«Much Loved» : scandale au Maroc

Sélectionné à la Quinzaine des Réalisateurs à Cannes, puis interdit de projection au Maroc, le nouveau film de Nabil Ayouch est clairement entouré d'une aura subversive. En choisissant de décrire le quotidien de trois (puis quatre) prostituées de Marrakech, le réalisateur savait qu'il serait attaqué par la police des moeurs marocaine.

Mais, au delà de la simple provocation, le film a le mérite de raconter un peu de l'histoire taboue du Maroc moderne. Ce Maroc invisible, ce Maroc de la nuit où se croisent, dans des villas de luxe, de riches Saoudiens et de frivoles Marocaines. Grâce à l'énergie impressionnante des actrices, toutes non professionnelles, et à d'excellents dialogues, souvent improvisés, Ayouch parvient à dresser un portrait sans concession de ces femmes, dans leurs excès libertaires comme dans leurs faiblesses et leurs blessures. Il arrive surtout à éviter les pièges du misérabilisme et de la victimisation.

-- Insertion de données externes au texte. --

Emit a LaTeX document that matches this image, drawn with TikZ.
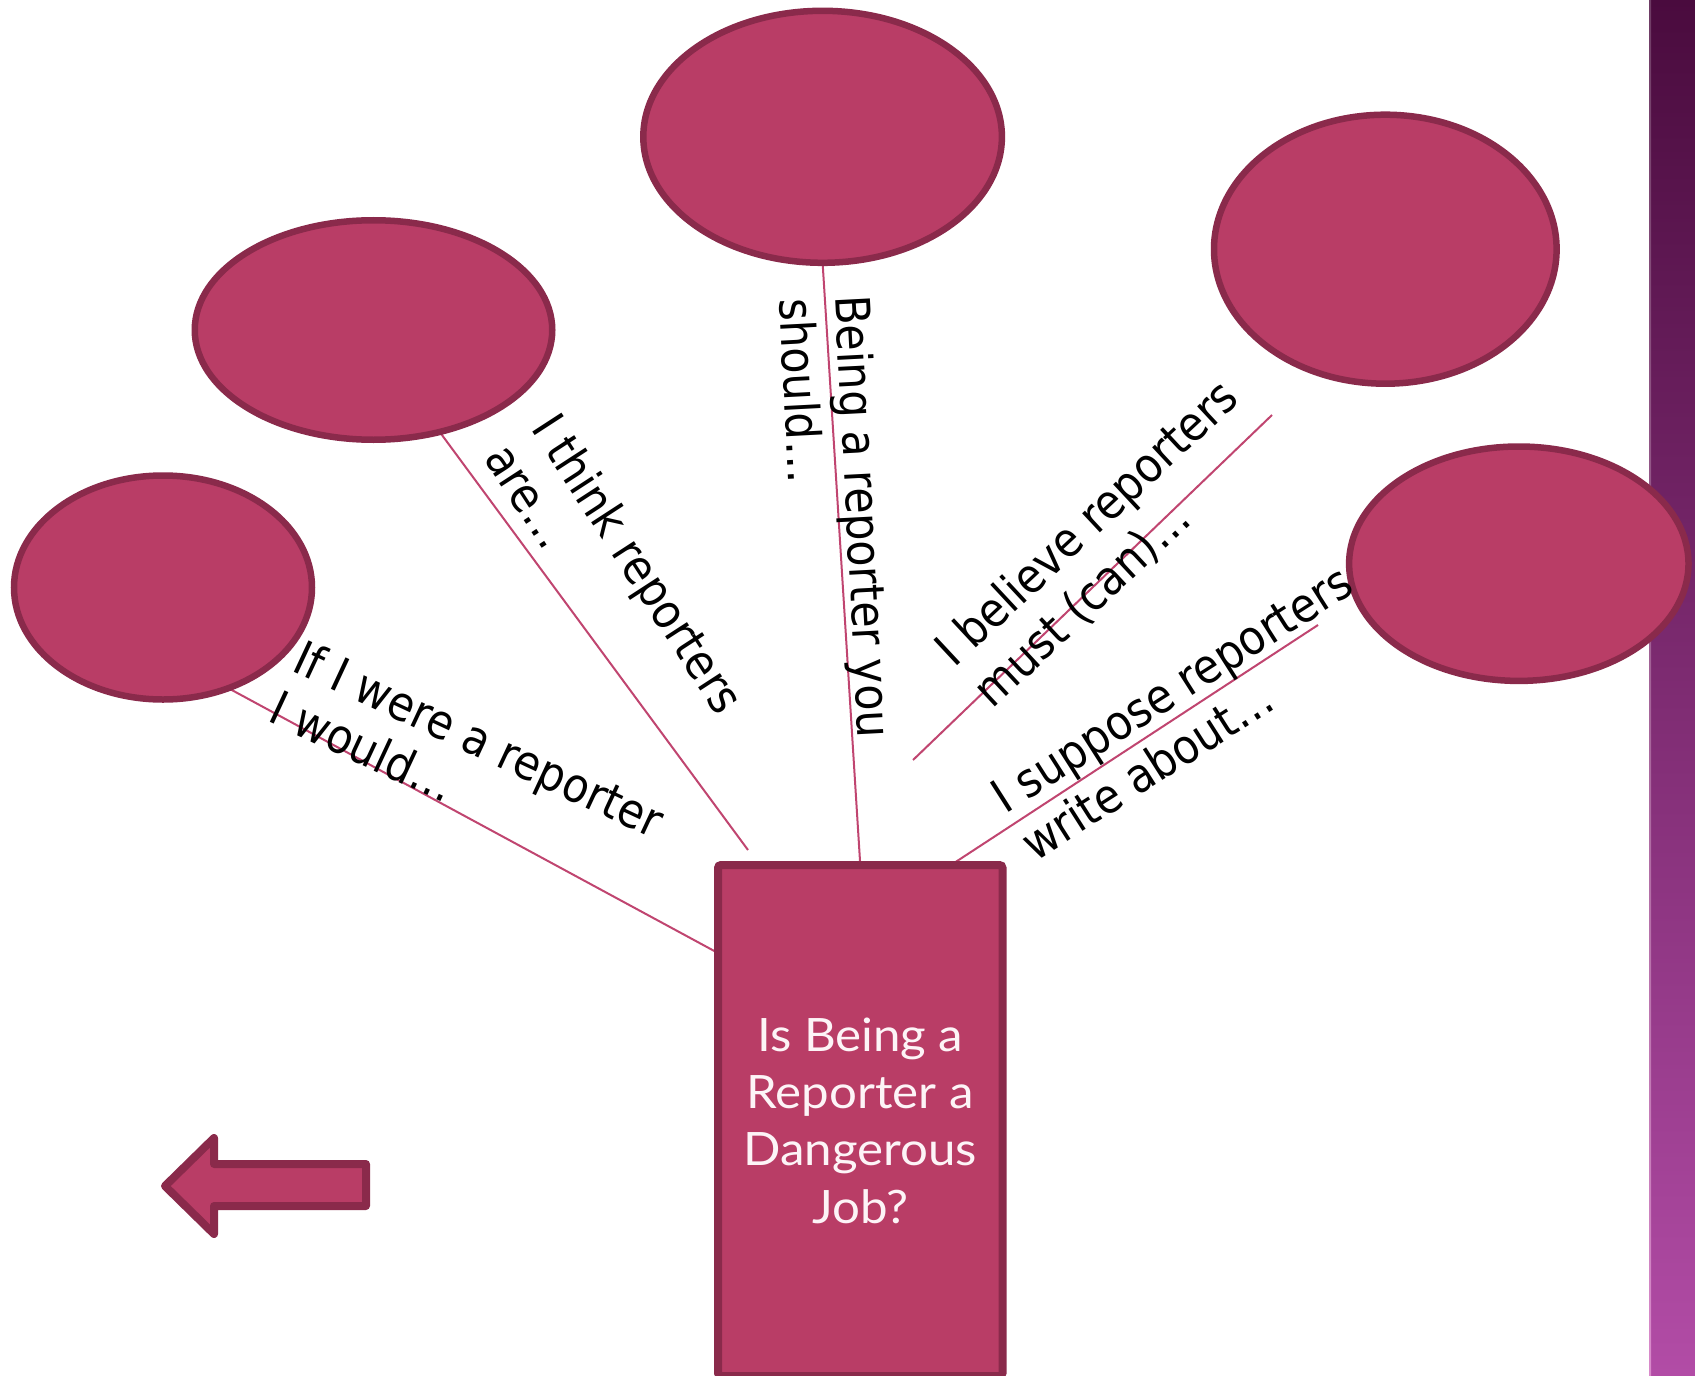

Le film évoque également, et avec parcimonie, ce que la bonne société marocaine refuse de voir. Sur une sombre BO signée Mike Kourtzer, le Marrakech underground du tourisme sexuel, de la pédophilie, des trafics de drogues et des trafics de la police est dévoilé. On notera par exemple une scène de sexe particulièrement réussie entre Loubna Abidar et Carlo Brandt, portée par un morceau étrangement proche du magnifique «Time» d'Hans Zimmer. Mais pour être tout à fait honnête, le film s'essouffle assez vite. La fin est presque ennuyeuse. La faute, sans doute, à une mise en scène trop sobre et à un manque d'inspiration. Il aurait fallu prendre quelques risques pour donner au film un cachet plus important.

Malgré tout, «Much Loved» reste un film intéressant sur la réalité de ces «guerrières, amazones des temps modernes», qui fait assez largement écho au récent «Mustang» de Deniz Gamze Ergüven.

 

Drame franco-marocain de Nabil Ayouch avec Loubna Abidar, Asmaa Lazrak et Halima Karaouane. Durée : 1h44 Interdit aux moins de 12 ans.